2.把握非传统安全问题的分叉点。分叉点是一个系统状态的分裂发生点,系统新的发展方向的生成点。分叉是系统整个演变过程的一部分,它可作为系统渐进变化的一部分,也可作为系统突然变化的一部分,它还可作为系统进化方式的一部分。沌分叉点正如危机管理理论中的“危机”,危险与机遇的转折点,当前的分析家们更多地是看到非传统安全威胁,而对于非传统安全问题带来的机会认识不足,索马里海盗一方面是全人类的公敌,另一方面,也给了世人一个重新认识世界的机会。非传统安全是一个动态性概念,它体现了安全现实的变化和安全理论的拓展,是对应于全球化时代世界格局转变,在军事、政治领域之外产生大量严重危及到国家与人类社会整体的威胁和危险而形成的区别于传统安全的理论关照与现实关注。伦理向度上,表现为较强的全球中心主义,全球一体化的发展势必使全球一体化的发展势必使人们的视野从民族、国家、地区转向全球,形成一种“全球认同”。如果说这种理论研究只是一种理想模式的探讨的话,那么索马里海盗问题则给了世人一个警示:全球命运共同体正在凸现,索马里人道主义危机从一定意义上促进了共同体意识的形成,为非传统安全领域合作提供了广阔的空间,非传统安全威胁治理需要国际社会超越传统国际政治的狭隘视野,一个国家不应囿于精细的利益考量,“零和”原则为基础的进行权力之争。

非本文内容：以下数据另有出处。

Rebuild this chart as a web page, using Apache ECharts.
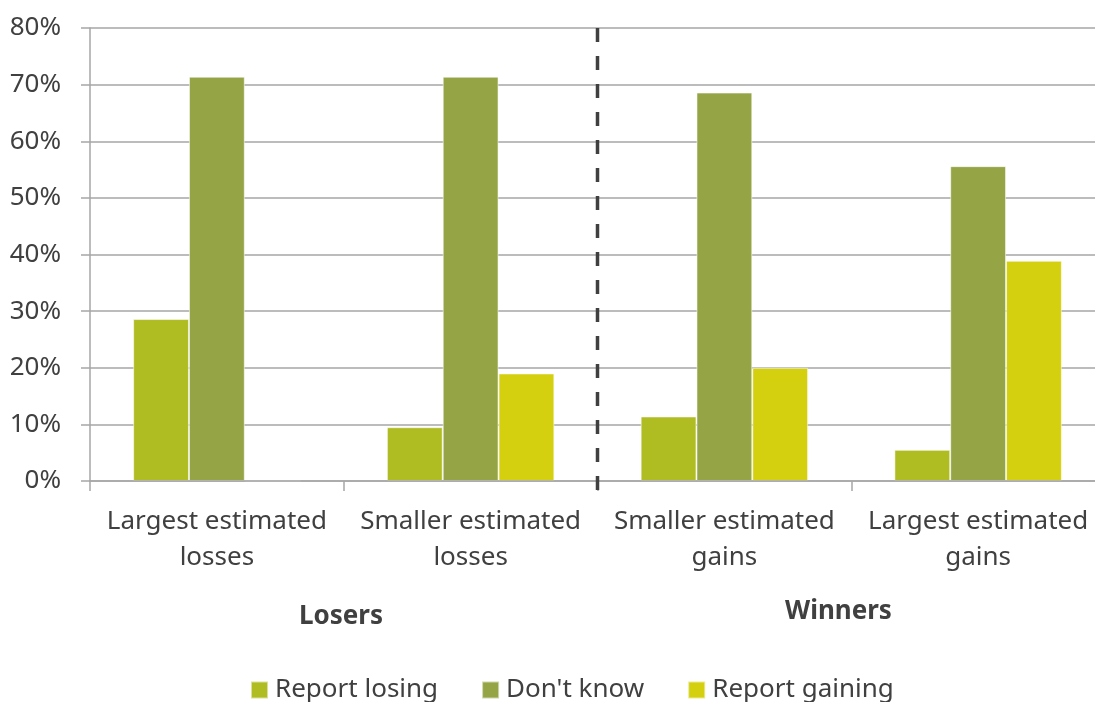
<!DOCTYPE html>
<html><head><meta charset="utf-8">
<script src="https://cdn.jsdelivr.net/npm/echarts@6/dist/echarts.min.js"></script>
<style>html,body{margin:0;padding:0;background:#fff}#c{width:1095px;height:702px}</style>
</head><body><div id="c"></div>
<script>
const categories = ["Largest estimated\nlosses", "Smaller estimated\nlosses", "Smaller estimated\ngains", "Largest estimated\ngains"];
const reportLosing = [28.6, 9.5, 11.4, 5.5];
const dontKnow = [71.4, 71.4, 68.6, 55.6];
const reportGaining = [0, 19.0, 20.0, 38.9];
const seriesNames = ["Report losing", "Don't know", "Report gaining"];
const groupLabels = ["Losers", "Winners"];
const yTicks = [0, 10, 20, 30, 40, 50, 60, 70, 80];
const dividerX = [2, 2];
const dividerY = [-1.6, 81.5];

const colors = ["#AFBD22", "#95A444", "#D4D00F"];
const FONT = "Noto Sans";
const chart = echarts.init(document.getElementById('c'), null, {renderer: 'canvas'});
const barStyle = c => ({color: c, borderColor: 'rgba(255,255,255,0.55)', borderWidth: 1});
chart.setOption({
  animation: false,
  textStyle: {fontFamily: FONT},
  grid: {left: 90, top: 28, width: 1015, height: 453, containLabel: false, outerBoundsMode: 'none'},
  legend: {
    bottom: -6, left: 245, itemWidth: 17, itemHeight: 17, itemGap: 43, icon: 'rect',
    textStyle: {fontFamily: FONT, fontSize: 26, color: '#404040', padding: [0, 0, 0, 2]},
    data: seriesNames
  },
  xAxis: [{
    type: 'category', data: categories, z: 5,
    axisLine: {show: true, lineStyle: {color: '#A6A6A6', width: 1.5}},
    axisTick: {show: true, length: 10, lineStyle: {color: '#A6A6A6', width: 1.5}},
    axisLabel: {fontFamily: FONT, fontSize: 26, color: '#404040', lineHeight: 36, margin: 23, interval: 0}
  }, {
    type: 'value', min: 0, max: 4, show: false
  }],
  yAxis: {
    type: 'value', min: 0, max: 80, interval: 10,
    axisLine: {show: true, lineStyle: {color: '#A6A6A6', width: 1.5}},
    axisTick: {show: true, length: 9, lineStyle: {color: '#A6A6A6', width: 1.5}},
    splitLine: {show: true, lineStyle: {color: '#A6A6A6', width: 1.5}},
    axisLabel: {fontFamily: FONT, fontSize: 26, color: '#404040', margin: 29,
      formatter: v => yTicks.includes(v) ? v + '%' : ''}
  },
  series: [
    {name: seriesNames[0], type: 'bar', data: reportLosing, itemStyle: barStyle(colors[0]), barGap: '0%', barCategoryGap: '34%'},
    {name: seriesNames[1], type: 'bar', data: dontKnow, itemStyle: barStyle(colors[1]), barGap: '0%', barCategoryGap: '34%'},
    {name: seriesNames[2], type: 'bar', data: reportGaining, itemStyle: barStyle(colors[2]), barGap: '0%', barCategoryGap: '34%'},
    {type: 'line', xAxisIndex: 1, data: dividerX.map((x, i) => [x, dividerY[i]]), clip: false, symbol: 'none', silent: true,
     lineStyle: {color: '#404040', width: 3.5, type: [14, 14]}, z: 10}
  ],
  graphic: [
    {type: 'text', left: 299, top: 604, style: {text: groupLabels[0], font: 'bold 26px "Noto Sans"', fill: '#404040'}},
    {type: 'text', left: 785, top: 599, style: {text: groupLabels[1], font: 'bold 26px "Noto Sans"', fill: '#404040'}}
  ]
});
</script></body></html>
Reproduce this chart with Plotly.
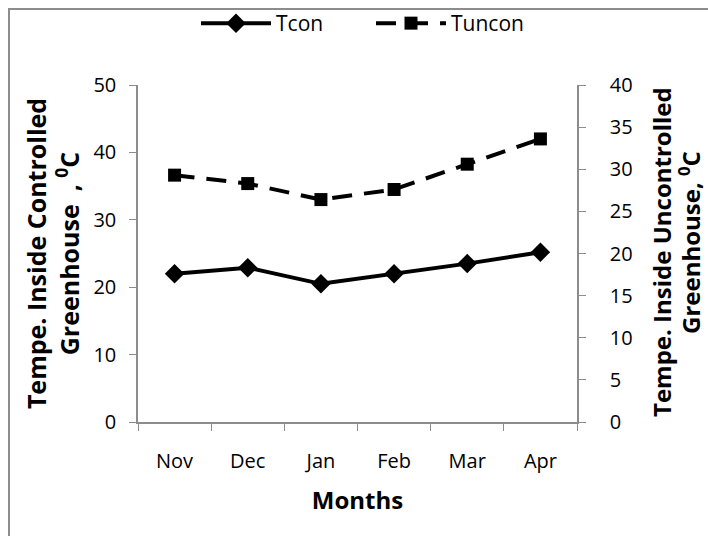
import plotly.graph_objects as go

months = ["Nov", "Dec", "Jan", "Feb", "Mar", "Apr"]
tcon = [22.0, 22.9, 20.5, 22.0, 23.5, 25.2]
tuncon = [29.3, 28.3, 26.4, 27.6, 30.6, 33.6]

W, H = 708, 536
L, R, T, B = 138, 131, 85, 114
pw, ph = W - L - R, H - T - B

def px_x(px):
    return (px - L) / pw

def px_y(py):
    return (H - B - py) / ph

FONT = "Open Sans"
fig = go.Figure()
fig.add_trace(go.Scatter(
    x=months, y=tcon, name="Tcon", mode="lines+markers",
    line=dict(color="black", width=4),
    marker=dict(symbol="diamond", size=15, color="black"),
    yaxis="y"))
fig.add_trace(go.Scatter(
    x=months, y=tuncon, name="Tuncon", mode="lines+markers",
    line=dict(color="black", width=4, dash="20px,12px"),
    marker=dict(symbol="square", size=13, color="black"),
    yaxis="y2"))

axis_common = dict(showgrid=False, zeroline=False, showline=True, linecolor="#8c8c8c",
                   linewidth=1.5, ticks="outside", ticklen=7, tickcolor="#8c8c8c",
                   tickfont=dict(family=FONT, size=20, color="black"))

fig.update_layout(
    width=W, height=H,
    margin=dict(l=L, r=R, t=T, b=B, autoexpand=False),
    paper_bgcolor="white", plot_bgcolor="white",
    font=dict(family=FONT, color="black"),
    showlegend=True,
    legend=dict(orientation="h", x=px_x(196), xanchor="left", y=px_y(3), yanchor="top",
                font=dict(family=FONT, size=21), itemwidth=70, entrywidth=90,
                bgcolor="rgba(0,0,0,0)"),
    xaxis=dict(type="category", tickson="boundaries", range=[-0.5, 5.5],
               ticklabelstandoff=20,
               title=dict(text="<b>Months</b>", font=dict(family=FONT, size=24), standoff=19),
               **axis_common),
    yaxis=dict(range=[0, 50], dtick=10, ticklabelstandoff=9,
               title=dict(text="<b>Tempe. Inside Controlled<br>Greenhouse  , <sup>0</sup>C</b>",
                          font=dict(family=FONT, size=25), standoff=7),
               **axis_common),
    yaxis2=dict(range=[0, 40], dtick=5, overlaying="y", side="right",
                tickprefix="\u2002\u2002",
                **axis_common),
)

right_title = ["<b>Tempe. Inside Uncontrolled</b>", "<b>Greenhouse, <sup>0</sup>C</b>"]
for txt, xpx, ypx in zip(right_title, [661, 689], [252, 243]):
    fig.add_annotation(text=txt, xref="paper", yref="paper", x=px_x(xpx), y=px_y(ypx),
                       xanchor="center", yanchor="middle", textangle=-90, showarrow=False,
                       font=dict(family=FONT, size=24, color="black"))

fig.add_shape(type="rect", xref="paper", yref="paper",
              x0=px_x(9), x1=px_x(730), y0=px_y(560), y1=px_y(9),
              line=dict(color="#8c8c8c", width=2), fillcolor="rgba(0,0,0,0)", layer="above")

fig.write_html("out.html", config={"displayModeBar": False},
               post_script="document.body.style.margin='0';")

3.减弱反馈作用。系统不稳定根源于其内部存在大量的正负反馈活动过程。非传统安全治理难度大,主要原因也在于其强烈的正负反馈,非传统安全问题古已有之,而且许多问题根植于各国自身政治、经济、文化的深层土壤中,在旧的国际格局下,被当前突出的问题所掩盖,在国际格局发生质的变化后,以及全球化相互依存关系日益加深的背景下,所掩盖问题一经爆发,则愈演愈激烈,展现出来是“强者恒强、弱者恒弱”正、负反馈机制的作用。混沌理论让我们认识到,开头小小的差异,结果可能是极大的差异。而一旦处在这种反馈环中,则循序渐进的改变通常解脱不了宿命。如果没有系统外的干预,这样的反馈机制很难摆脱。因而要打破或减弱这种反馈机制,必须从新的角度突破,而不是在现有的系统之内设法补救。从这层意义上讲,索马里海盗问题需要外力干预,全球协力防、消于海洋,全力除患于陆地,在海上恢复秩序,在陆上恢复正常的社会生活,以实现索马里社会大换血,增强其自身造血能力。

4.建立预警机制。对初始条件敏感是混沌系统的典型特征,其主要观点就是初始条件的微小差别可能导致最终结果的极大差别,或者说,起初小的误差可能引起灾难性的后果。正所谓“差之毫厘,失之千里”,这就充分暗示我们控制预测和建立预警系统的重要性以及预期正确后会有丰厚的回报。预防、减少非传统安全威胁的关键在于建立预警机制,以“全球中心主义”伦理向度的非传统安全威胁治理,则要在全球实行预警机制的共建、共享。

四、结论

第一,随着全球一体化的进一步推进,非传统安全呈现出网络化、多样化、复杂化等特征,这也导致了非传统威胁的不确定性越来越大,在传统的技术和管理手段显得力不从心的情况下,研究非传统安全威胁演变的特征及其产生原因,阐明混沌理论在非传统安全治理领域应用的客观可能性,对于非传统安全治理有指导价值。

第二,由于不确定性的客观存在,了解非传统安全威胁的不确定性,并设法避免可能出现这种不确定性也是对非传统安全治理工作一项要求。因此,一方面应承认非传统安全混沌的存在;另一方面应研究它,分析它,利用它。

第三,用混沌理论来揭示非传统安全威胁的特性、演化规律并提出预防与控制的方法,在该领域的应用研究是一种初步尝试,而非传统安全混沌的内在机理等问题,还有待进一步的探索。